Advice for Direct Display Out TOP with multi-GPU setup

We would like to use the Direct Display Out TOP for our production setup in which each card has it’s own Mosaic configuration and TouchDesigner affinity instance. However, we’re running into the following issues:

  1. When all displays are detached from a card, the -gpuformonitor flag no longer works as there are no displays associated with that card visible to Windows. We are currently planning on working around this by balancing our display outputs in such a way that we can attach a dummy EDID emulator, but this isn’t ideal. Generally, it would be helpful if there were a way to start TD with the PCI bus index supplied by the ddisplay utility. (This is also a frustration I’ve run into with configuring CUDA devices in PyTorch in TD.)
  2. I’m unsure of the best way to run in perform mode when there are no monitors attached, or generally what the advice is here for running in this configuration in production.

We recognize this technology isn’t fully mature yet, but are really excited about the possibility of using it in production as it will allow us to avoid some aspects of interfacing with an external A/V team.

Thanks!

  1. There currently isn’t any way to target a GPU without a monitor on the desktop connected to it, which allows the specific GPU to be described by what is connected to it. I’m looking into ways to do this. I don’t actually see the bus ID output from ddisplay. What value are you looking at? The ‘OS AdapterId’ is the same as the deviceLUID that DX/Vulkan uses, however the problem with using that value is that it can change on system reboot.
    CUDA and Vulkan do have a concept of the busID, which we could use. They are in the form [domain]:[bus]:[device].[function]. The problem is not all GPUs support that (non-Nvidia in particular), so it’s not usable as a general way to target a GPU. But it may be the best solution for this.

  2. Not sure what is best here still since it’s all new to us too. I think a perform window with ‘Draw Window’ turned off on the Window COMP is likely best, ensuring no windowing work is getting done on the GPU where that window is residing, since that isn’t the GPU that the process is driving.

Thanks for your feedback and testing this!

1 Like

Yes, my mistake. ddisplay doesn’t appear to have the necessary information, which is provided by nividia-smi.
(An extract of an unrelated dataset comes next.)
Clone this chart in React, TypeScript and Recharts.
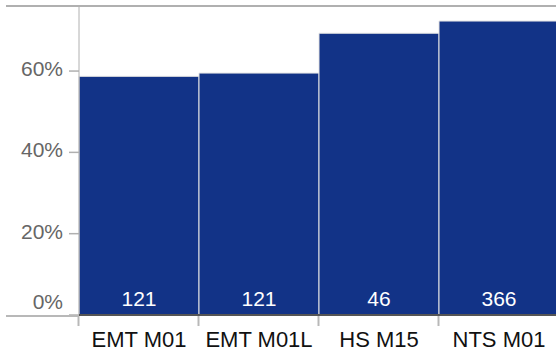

Here’s what it looks like on my machine:

name pci.bus_id pci.device_id
NVIDIA RTX 4000 Ada Generation 00000000:02:00.0 0x27B210DE
NVIDIA RTX 4000 Ada Generation 00000000:03:00.0 0x27B210DE

And Vulkan:

Screenshot 2024-12-17 201255
Screenshot 2024-12-17 201216

PyTorch does not have a direct way to list the bus index, we’ve been starting TD with os.environ['CUDA_DEVICE_ORDER'] = 'PCI_BUS_ID' to work around this.

I hadn’t even considered AMD, which obviously makes things much more complicated… We’d be happy with anything here even if it’s just the iteration index as reported by Vk, as that’s also what we’re effectively using for CUDA.

Here is a new build to try out:
https://www.dropbox.com/scl/fi/sqpelllqmp0tl6ubonem2/TouchDesigner.2023.12127.exe?rlkey=7d9s8ppk9z3phpjuayvb0zdql&dl=0

This has a new -gpubusid option on startup, and you can see the format for the bus ID in the Monitors DAT (rightmost column).

I also fixed one bug that was causing my error reporting to be triggered too easily, putting the node into an error state.

1 Like

Thanks, Malcolm. I’ve been running this build for the past few days and the -gpubusid solution is very helpful. I’d also noticed the spurious error on the node and can also confirm that it appears to be fixed. I’ve implemented your suggestion re: perform mode and overall am quite pleased with how well this setup is working!